Cathay Pacific has taken more drastic action against members of their staff, firing two – this time cabin crew – who were found to have engaged in sabotage on board of Cathay’s flight.
Cathay Pacific is currently battling disgruntled staff on various fronts including long looming pay disputes as well as most recently managements stance in bowing to Chinese government pressure to sanction employees who engage in or support the pro-democracy protests in Hong Kong.
Emotions over these issues apparently led several cabin crew members to engage in sabotage and empty oxygen bottles onboard Cathay’s flights (not the stationary oxygen supply for passengers during emergency).
The South China Morning Post reported that Cathay has now found at least two culprits and fired them.
The Cathay Pacific Group has fired two cabin crew members over an oxygen bottle which was found tampered with aboard one of its planes, the company confirmed, as it revealed that a seventh depressurised canister was uncovered last Saturday.
Hong Kong’s biggest airline group said two flight attendants “had their employment terminated,” with a spokeswoman adding it could not release any more information about employee matters.
The firings, the first since a spate of oxygen tank incidents began, related to a bottle on a Cathay Dragon flight from Kuala Lumpur to Hong Kong, which was found to be partially emptied on September 21. It was unclear what the motive for the apparent sabotage was.
Of the latest incident, the airline said: “Cathay Dragon immediately reported the case to the Hong Kong Police, who have launched a parallel investigation into the matter. The Hong Kong Civil Aviation Department (CAD) has been informed.” …
Crew members typically use the canisters to move around the cabin in the rare event of an emergency depressurisation.
The CAD, Hong Kong’s aviation regulator, noted that the first six cases were uncovered either before or after a flight. The seventh, however, emerged during a mid-flight inspection, of the kind which both Cathay carriers had made hourly.
Police confirmed they were investigating, adding that no arrests had been made.
The suspected sabotage of life-saving cabin equipment added to a litany of problems faced by Hong Kong’s largest airline group, which includes cancelled bookings amid domestic unrest. Cathay Pacific has also had to contend with a safety warning from the mainland regulator, which prompted a collapse in demand for flights on its mainland Chinese routes, which make up a fifth of all its daily flights.
It makes no sense to my why a member of the cabin crew would sabotage equipment that in case of emergency is there to save their own life!? The passengers will have oxygen supply from the oxygen masks above them but the crew relies on these portable bottles.
Obviously the investigation of mainland Chinese authorities is a joke and just designed to pressure Cathay even more, forcing them to come down hard on dissenting staff. Even with tampered oxygen bottles any Cathay flight is likely much safer overall compared to a flight operated by Air China or China Eastern which are probably still two of the best.

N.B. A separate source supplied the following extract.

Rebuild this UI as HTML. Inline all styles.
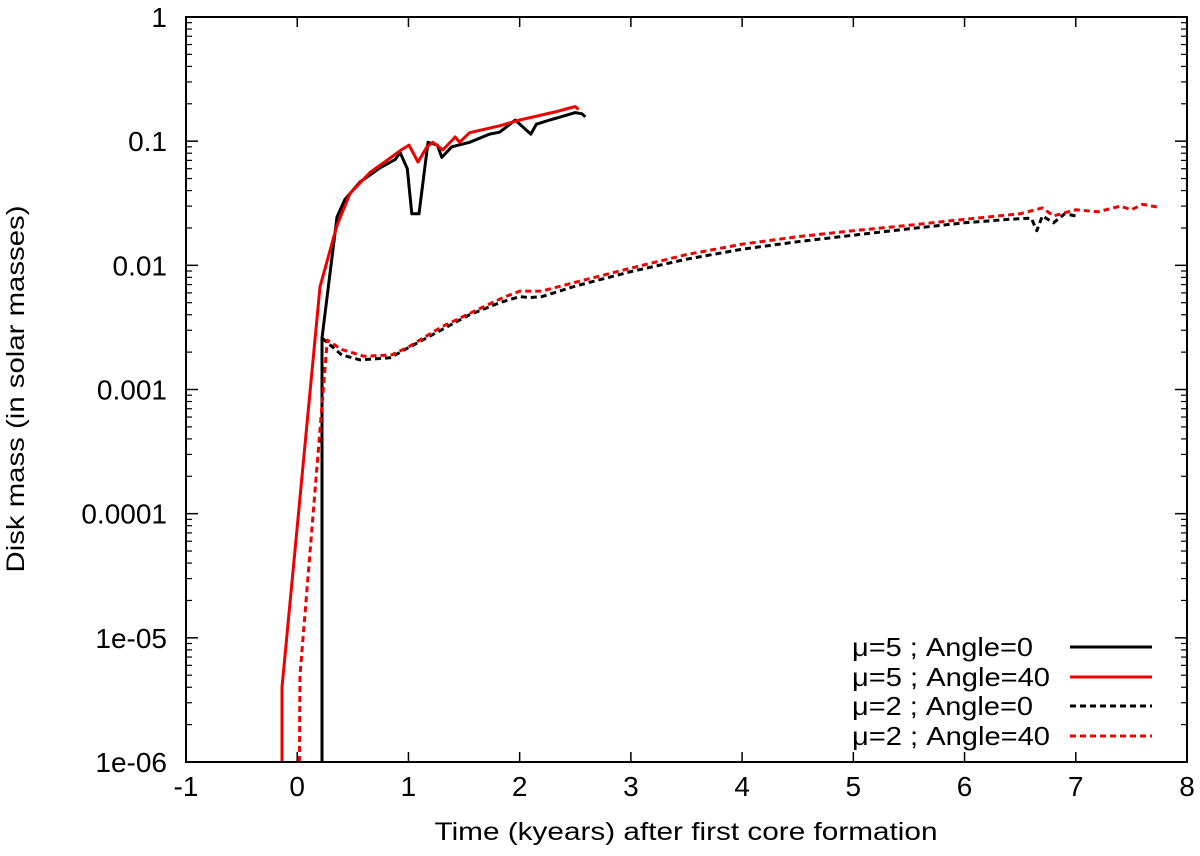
<!DOCTYPE html>
<html><head><meta charset="utf-8"><style>
body{margin:0;background:#fff}
svg{display:block;font-family:"Liberation Sans",sans-serif}
</style></head><body>
<svg id="chart" width="1200" height="856" viewBox="0 0 1200 856">
<rect x="0" y="0" width="1200" height="856" fill="#fff"/>
<g id="ticks"></g>
<g id="series"></g>
<rect x="186" y="17" width="1001" height="745" fill="none" stroke="#000" stroke-width="2"/>
<text x="686" y="840" font-size="25" text-anchor="middle" textLength="503" lengthAdjust="spacingAndGlyphs">Time (kyears) after first core formation</text>
<text x="24" y="389" font-size="25" text-anchor="middle" textLength="367" lengthAdjust="spacingAndGlyphs" transform="rotate(-90 24 389)">Disk mass (in solar masses)</text>
<g id="legend"></g>
</svg>
<script>
const xTicks=[-1,0,1,2,3,4,5,6,7,8];
const yTicks=[1,0.1,0.01,0.001,0.0001,1e-5,1e-6];
const yTickLabels=["1","0.1","0.01","0.001","0.0001","1e-05","1e-06"];
const legendLabels=["μ=5 ; Angle=0","μ=5 ; Angle=40","μ=2 ; Angle=0","μ=2 ; Angle=40"];
const s1t=[0.223,0.223,0.358,0.43,0.565,0.745,0.88,0.925,0.99,1.03,1.095,1.176,1.26,1.30,1.39,1.55,1.73,1.82,1.87,1.96,2.10,2.15,2.27,2.36,2.50,2.56,2.59];
const s1v=[1e-6,0.0026,0.0245,0.034,0.047,0.061,0.071,0.081,0.06,0.026,0.026,0.098,0.093,0.074,0.09,0.098,0.114,0.118,0.128,0.148,0.114,0.137,0.148,0.156,0.17,0.166,0.157];
const s2t=[-0.137,-0.137,0.205,0.358,0.475,0.655,0.835,0.935,1.005,1.086,1.167,1.22,1.31,1.42,1.46,1.55,1.82,2.0,2.32,2.45,2.50,2.53];
const s2v=[1e-6,4e-6,0.0067,0.021,0.038,0.056,0.073,0.085,0.093,0.068,0.09,0.098,0.085,0.108,0.098,0.117,0.133,0.148,0.172,0.185,0.19,0.18];
const s3t=[0.223,0.4,0.565,0.835,1.01,1.29,1.55,1.82,2.0,2.09,2.2,2.5,3,3.5,4,4.5,5,5.5,6,6.4,6.6,6.65,6.7,6.8,6.9,7.0];
const s3v=[0.0026,0.0019,0.00173,0.0018,0.0022,0.003,0.004,0.005,0.0056,0.0055,0.0056,0.0068,0.0089,0.0112,0.0135,0.0155,0.0175,0.0197,0.022,0.0235,0.024,0.019,0.025,0.022,0.026,0.025];
const s4t=[0.02,0.025,0.27,0.4,0.6,0.85,1.0,1.3,1.6,1.85,2.0,2.2,2.5,3,3.5,4,4.5,5,5.5,6,6.5,6.7,6.8,7,7.2,7.4,7.5,7.6,7.73];
const s4v=[1e-6,5e-6,0.0025,0.0021,0.00185,0.0019,0.0022,0.0032,0.0043,0.0055,0.0062,0.0062,0.0073,0.0095,0.0122,0.0148,0.017,0.019,0.021,0.0235,0.026,0.029,0.025,0.028,0.027,0.03,0.028,0.031,0.0295];
const X0=186,X1=1187,Y0=17,Y1=762;
const xs=t=>X0+(t+1)*(X1-X0)/9;
const ys=v=>Y0+(-Math.log10(v))*(Y1-Y0)/6;
const NS="http://www.w3.org/2000/svg";
const tg=document.getElementById('ticks');
function mk(tag,at,parent){const e=document.createElementNS(NS,tag);for(const k in at)e.setAttribute(k,at[k]);parent.appendChild(e);return e;}
xTicks.forEach(t=>{
  const x=xs(t);
  const l=mk('line',{x1:x,x2:x,y1:Y1,y2:Y1-10,stroke:'#000','stroke-width':1.5},tg);
  
  
  const l2=mk('line',{x1:x,x2:x,y1:Y0,y2:Y0+10,stroke:'#000','stroke-width':1.5},tg);
  
  
  const tx=mk('text',{x:x,y:Y1+34,'font-size':28,'text-anchor':'middle'},tg);
  tx.textContent=String(t);
  
  
});
yTicks.forEach((v,i)=>{
  const y=ys(v);
  [[X0,X0+12],[X1,X1-12]].forEach(p=>{
    const l=mk('line',{x1:p[0],x2:p[1],y1:y,y2:y,stroke:'#000','stroke-width':1.5},tg);
    
    
  });
  const tx=mk('text',{x:X0-19,y:y+10,'font-size':28,'text-anchor':'end'},tg);
  tx.textContent=yTickLabels[i];
  
  
  if(i<yTicks.length-1){
    for(let m=2;m<=9;m++){
      const ym=ys(v/10*m);
      [[X0,X0+6],[X1,X1-6]].forEach(p=>{
        const l=mk('line',{x1:p[0],x2:p[1],y1:ym,y2:ym,stroke:'#000','stroke-width':1.2},tg);
        
        
      });
    }
  }
});
const sg=document.getElementById('series');
const series=[[s1t,s1v,'#000',''],[s2t,s2v,'#e00',''],[s3t,s3v,'#000','6,4'],[s4t,s4v,'#e00','6,4']];
const names=['series-mu5-angle0','series-mu5-angle40','series-mu2-angle0','series-mu2-angle40'];
series.forEach((s,i)=>{
  const d=s[0].map((t,j)=>(j?'L':'M')+xs(t).toFixed(1)+','+ys(s[1][j]).toFixed(1)).join('');
  const p=mk('path',{d:d,fill:'none',stroke:s[2],'stroke-width':3,'stroke-dasharray':s[3]||'none','stroke-linejoin':'round'},sg);
  
  
});
const lg=document.getElementById('legend');
const ly=[647,677,706,736];
legendLabels.forEach((lab,i)=>{
  const w=lab.endsWith('40')?198:181;
  const tx=mk('text',{x:852,y:ly[i]+9,'font-size':26,'text-anchor':'start',textLength:w,lengthAdjust:'spacingAndGlyphs'},lg);
  tx.textContent=lab;
  
  
  const s=series[i];
  const l=mk('line',{x1:1070,x2:1152,y1:ly[i],y2:ly[i],stroke:s[2],'stroke-width':3,'stroke-dasharray':s[3]||'none'},lg);
  
  
});
</script>
</body></html>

Nevertheless, disgruntled staff has to stay away from sabotaging safety equipment and anything that impacts the operational integrity of the aircraft. No matter if it affects passengers or crew. Lack of oxygen during emergency situations can have a lethal outcome quite quickly. It’s one thing to go on strike or call in sick but endangering lives crosses a line.
According to other reports Cathay has also suspended other crew members who were currently assisting in the investigation. I doubt only two individuals were involved here and those who are responsible for the sabotage will most certainly be out of a job at best and face prosecution for their actions at worst.
Cathay is in a tough spot at the moment. We reported about their dropping demand and revenue rates all while foreign airlines also asked HKIA to slash the landing fees amid falling passenger numbers. Even before these problems Cathay had financial difficulties but now they really face a problem and have already responded by cutting several routes.